Locality Chart

latin: no classical name — the technique is a 20th-century modern-Western development

Definition

A locality chart (also relocated chart, relocation chart) is a birth chart recomputed for a geographic position other than the actual birthplace, using the same universal time (GMT) but the new location's coordinates. The planets retain their ecliptic longitudes — the moment of birth is fixed — but the Ascendant, Midheaven, Imum Coeli, Descendant, and the house cusps shift because they depend on local sidereal time and latitude. The relocated chart is read as the natal pattern as it would have expressed had the birth occurred at the new place.

In Tradition

The modern Western tradition reads the locality chart as a relocation of the natal expression rather than a separate event-chart. Planetary patterns and aspects are unchanged; only the angles and house cusps move. A natal planet in the seventh house at birth may sit on the Ascendant after relocation; that shift foregrounds the planet's symbolism in the new geography. The technique sits alongside Jim Lewis's astrocartography (ACG) as a complementary tool: ACG maps planetary-line angularity globally, while the locality chart gives the full relocated house-wheel.

In Practice

Practitioners recompute the Ascendant, MC, and house cusps for the relocation's latitude and longitude at the original GMT of birth, retaining the natal planetary longitudes (and the natal aspects between them). The relocated chart is then read for the angles and houses the natal planets newly occupy: a planet brought to the Ascendant by relocation gains personal-expression weight; a planet brought to the MC gains vocational weight; a planet pushed to an angle's opposition or sent into a cadent house has its emphasis reduced. The technique is typically used to evaluate prospective relocations, retrospective analysis of formative life-chapters at non-birthplace residences, and travel-chart preparation.

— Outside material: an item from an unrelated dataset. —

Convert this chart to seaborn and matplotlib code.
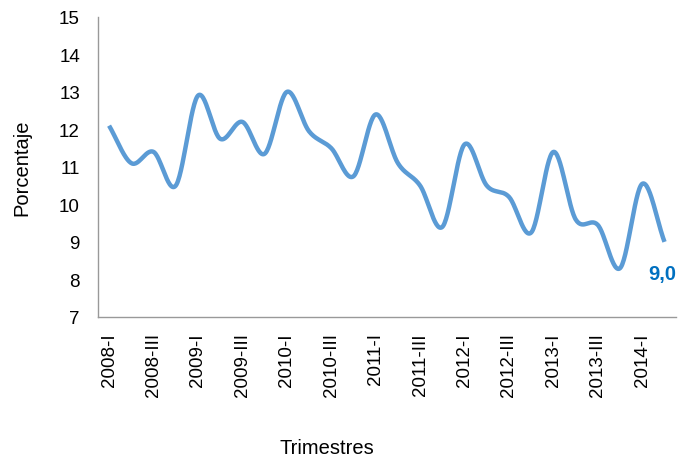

Modern locality-chart practice often pairs with astrocartography lines (Lewis) and with the broader astro-locality / astro-cartographic strand (Johndro 1929; per Rudhyar's citation).

Historical Origin

The locality chart is principally a 20th-century Western development. Holden's *History of Horoscopic Astrology* documents Jim Lewis's Astro*Carto*Graphy as the canonical late-20th-century systematization of relocation work — Lewis 1976 (ASTRO*CARTO*GRAPHY, San Francisco) and Lewis-Guttman 1989 (*The Astro*Carto*Graphy Book of Maps*, Llewellyn). Rudhyar's *Astrology of Personality* (1936) cites the earlier Johndro and Counsil 'world-basis zodiac projection' work as a parallel early-20th-c American astro-locality strand. The doctrine has no substantive pre-modern attestation: classical astrology cast the chart only for the birthplace.

Etymology

Origin: English. Meaning: 'locality' from Latin localis (of a place); 'chart' from Latin charta (paper, document). The compound names a chart computed for a specific geographic location — typically not the birthplace.